[Figure scripts]
* start *
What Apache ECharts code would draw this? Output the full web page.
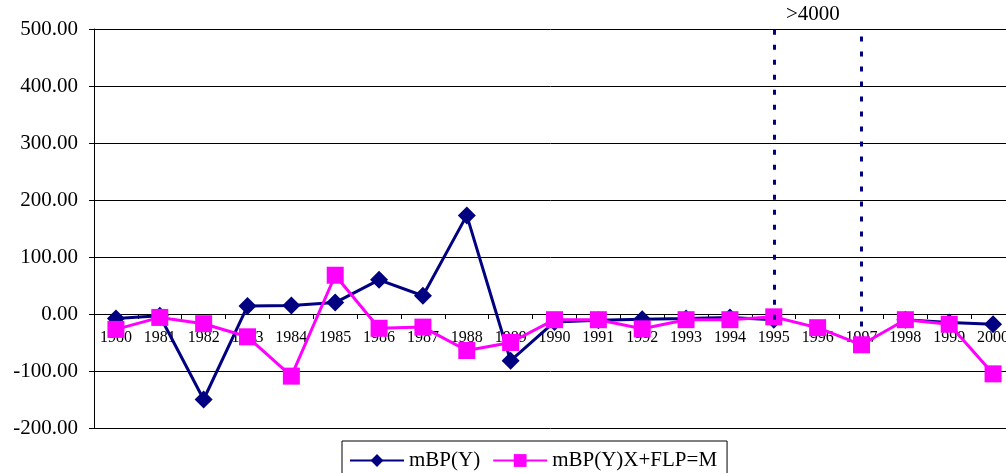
<!DOCTYPE html>
<html>
<head>
<meta charset="utf-8">
<title>mBP(Y)</title>
<script src="https://cdn.jsdelivr.net/npm/echarts@6/dist/echarts.min.js"></script>
<style>
  html, body { margin: 0; padding: 0; background: #fff; }
  #chart { width: 1006px; height: 473px; }
</style>
</head>
<body>
<div id="chart"></div>
<script>
// Years on the category axis
const years = ['1980','1981','1982','1983','1984','1985','1986','1987','1988','1989','1990',
               '1991','1992','1993','1994','1995','1996','1997','1998','1999','2000'];

// mBP(Y): 1996 and 1997 lie far above the axis (>4000), so they are left as gaps
const mbp = [-8, -3, -150, 14, 15, 20, 60, 32, 173, -82, -14,
             -11, -9, -8, -6, -10, null, null, -10, -15, -18];

// mBP(Y)X+FLP=M
const mbpFlp = [-27, -6, -17, -40, -109, 68, -25, -23, -64, -50, -10,
                -10, -26, -10, -10, -5, -24, -54, -10, -18, -105];

// Value-axis tick labels
const yTicks = [-200, -100, 0, 100, 200, 300, 400, 500];

// Vertical dashed markers for the off-scale stretch and their lower ends
const breakYears = ['1995', '1997'];
const breakLow = [-10, -22];
const breakNote = '>4000';

const serif = '"Liberation Serif", "DejaVu Serif", serif';
const navy = '#000080';
const magenta = '#FF00FF';

const yMin = yTicks[0];
const yMax = yTicks[yTicks.length - 1];

const gridTop = 29;
const gridBottom = 45;
const plotHeight = 473 - gridTop - gridBottom;
// the category axis sits on the zero line, so shift it up from the grid bottom
const zeroShift = plotHeight * (0 - yMin) / (yMax - yMin);

const chart = echarts.init(document.getElementById('chart'), null, { renderer: 'canvas' });

chart.setOption({
  animation: false,
  backgroundColor: '#fff',
  // the plot area runs a little past the right edge of the page
  grid: {
    left: 94, top: gridTop, width: 921, bottom: gridBottom,
    containLabel: false, outerBoundsMode: 'none'
  },
  xAxis: {
    type: 'category',
    data: years,
    position: 'bottom',
    offset: -zeroShift,
    boundaryGap: true,
    axisLine: { show: true, onZero: false, lineStyle: { color: '#000', width: 1 } },
    axisTick: { show: true, interval: 0, length: 5, inside: false, lineStyle: { color: '#000' } },
    axisLabel: { interval: 0, margin: 16, color: '#000', fontFamily: serif, fontSize: 16 },
    splitLine: { show: false }
  },
  yAxis: {
    type: 'value',
    min: yMin,
    max: yMax,
    interval: yTicks[1] - yTicks[0],
    axisLine: { show: true, lineStyle: { color: '#000', width: 1 } },
    axisTick: { show: true, length: 5, inside: false, lineStyle: { color: '#000' } },
    axisLabel: {
      margin: 16, color: '#000', fontFamily: serif, fontSize: 21,
      formatter: v => v.toFixed(2)
    },
    splitLine: { show: true, lineStyle: { color: '#000', width: 1 } }
  },
  legend: {
    left: 342,
    top: 441,
    orient: 'horizontal',
    padding: [9, 10, 12, 7],
    borderColor: '#000',
    borderWidth: 1,
    itemWidth: 54,
    itemHeight: 16,
    itemGap: 12,
    textStyle: { color: '#000', fontFamily: serif, fontSize: 21 },
    data: ['mBP(Y)', 'mBP(Y)X+FLP=M']
  },
  graphic: [{
    type: 'text',
    left: 786,
    top: 4,
    style: { text: breakNote, fill: '#000', font: '21px ' + serif }
  }],
  series: [
    {
      name: 'mBP(Y)',
      type: 'line',
      data: mbp,
      connectNulls: false,
      symbol: 'diamond',
      symbolSize: 18,
      showAllSymbol: true,
      lineStyle: { color: navy, width: 3 },
      itemStyle: { color: navy },
      z: 2,
      markLine: {
        silent: true,
        symbol: ['none', 'none'],
        label: { show: false },
        lineStyle: { color: navy, width: 3, type: [5, 10] },
        data: breakYears.map((yr, i) => [
          { coord: [yr, breakLow[i]] },
          { coord: [yr, yMax] }
        ])
      }
    },
    {
      name: 'mBP(Y)X+FLP=M',
      type: 'line',
      data: mbpFlp,
      symbol: 'rect',
      symbolSize: 17,
      showAllSymbol: true,
      lineStyle: { color: magenta, width: 3 },
      itemStyle: { color: magenta },
      z: 3
    }
  ]
});
</script>
</body>
</html>
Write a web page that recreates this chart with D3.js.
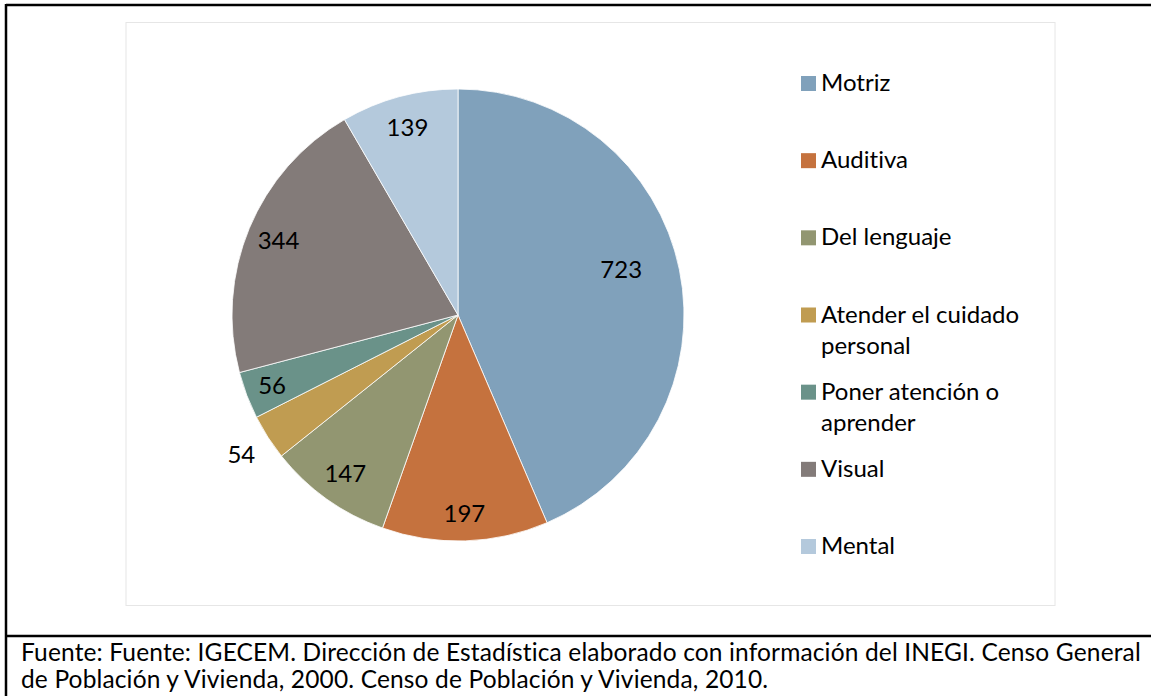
<!DOCTYPE html>
<html>
<head>
<meta charset="utf-8">
<script src="https://cdn.jsdelivr.net/npm/d3@7"></script>
<style>
  body { margin: 0; background: #fff; }
  svg { display: block; font-family: Lato, "Open Sans", sans-serif; font-variant-ligatures: none; }
</style>
</head>
<body>
<div id="chart"></div>
<script>
var categories = ["Motriz", "Auditiva", "Del lenguaje", "Atender el cuidado personal", "Poner atención o aprender", "Visual", "Mental"]
var legendLines = [["Motriz"], ["Auditiva"], ["Del lenguaje"], ["Atender el cuidado", "personal"], ["Poner atención o", "aprender"], ["Visual"], ["Mental"]]
var values = [723, 197, 147, 54, 56, 344, 139]
var colors = ["#80A1BB", "#C5723E", "#929671", "#C09C51", "#6A9289", "#837B79", "#B4C9DC"]
var footer = [
  "Fuente: Fuente: IGECEM. Dirección de Estadística elaborado con información del INEGI. Censo General",
  "de Población y Vivienda, 2000. Censo de Población y Vivienda, 2010."
]

var width = 1151
var height = 696
var cx = 458
var cy = 315
var radius = 226

var data = []
for (var i = 0; i < values.length; i++) {
  data.push({ name: categories[i], value: values[i], color: colors[i] })
}

var svg = d3.select("#chart").append("svg")
  .attr("width", width)
  .attr("height", height)

// outer frame lines
svg.append("line").attr("x1", 6).attr("x2", width).attr("y1", 5).attr("y2", 5)
  .attr("stroke", "#000").attr("stroke-width", 2.5)
svg.append("line").attr("x1", 6).attr("x2", 6).attr("y1", 4).attr("y2", height)
  .attr("stroke", "#000").attr("stroke-width", 2.5)
svg.append("line").attr("x1", 6).attr("x2", width).attr("y1", 636).attr("y2", 636)
  .attr("stroke", "#000").attr("stroke-width", 2.5)

// chart area
svg.append("rect")
  .attr("x", 126).attr("y", 22.5)
  .attr("width", 929).attr("height", 583)
  .attr("fill", "#fff")
  .attr("stroke", "#E6E6E6")

var pie = d3.pie()
  .sort(null)
  .value(function (d) { return d.value })

var arcs = pie(data)

var arc = d3.arc()
  .innerRadius(0)
  .outerRadius(radius)

var g = svg.append("g")
  .attr("transform", "translate(" + cx + "," + cy + ")")

g.selectAll("path")
  .data(arcs)
  .enter()
  .append("path")
  .attr("d", arc)
  .attr("fill", function (d) { return d.data.color })
  .attr("stroke", "#fff")
  .attr("stroke-width", 0.8)

// labels, roughly like Excel's "best fit"
var labelPos = function (d, i) {
  var a = (d.startAngle + d.endAngle) / 2
  var k = 0.86
  if (i === 0) { k = 0.75; a = a - 0.07 }
  if (i === 1) k = 0.88
  if (i === 3) k = 1.14
  if (i === 4) k = 0.88
  return [Math.sin(a) * radius * k, -Math.cos(a) * radius * k]
}

g.selectAll("text")
  .data(arcs)
  .enter()
  .append("text")
  .attr("x", function (d, i) { return labelPos(d, i)[0] })
  .attr("y", function (d, i) { return labelPos(d, i)[1] })
  .attr("dy", "0.36em")
  .attr("text-anchor", "middle")
  .attr("fill", "#000")
  .style("font-size", "24px")
  .text(function (d) { return d.data.value })

// legend
var legendY = d3.scalePoint()
  .domain(categories)
  .range([76, 539])

var legend = svg.append("g")
  .selectAll("g")
  .data(data)
  .enter()
  .append("g")
  .attr("transform", function (d) { return "translate(801," + legendY(d.name) + ")" })

legend.append("rect")
  .attr("width", 15)
  .attr("height", 15)
  .attr("fill", function (d) { return d.color })

legend.append("text")
  .attr("x", 20)
  .attr("y", 15)
  .attr("fill", "#000")
  .style("font-size", "24px")
  .selectAll("tspan")
  .data(function (d, i) { return legendLines[i] })
  .enter()
  .append("tspan")
  .attr("x", 20)
  .attr("dy", function (d, i) { return i === 0 ? 0 : 31 })
  .text(function (d) { return d })

// footer
svg.append("g")
  .selectAll("text")
  .data(footer)
  .enter()
  .append("text")
  .attr("x", 21)
  .attr("y", function (d, i) { return 661 + i * 27 })
  .attr("fill", "#000")
  .style("font-size", "24.5px")
  .style("letter-spacing", "0.15px")
  .text(function (d) { return d })
</script>
</body>
</html>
* end *
## Set problem
Search the lines above for the string "page" and copy each line that has it.

## Task result
What Apache ECharts code would draw this? Output the full web page.
  // the plot area runs a little past the right edge of the page
Write a web page that recreates this chart with D3.js.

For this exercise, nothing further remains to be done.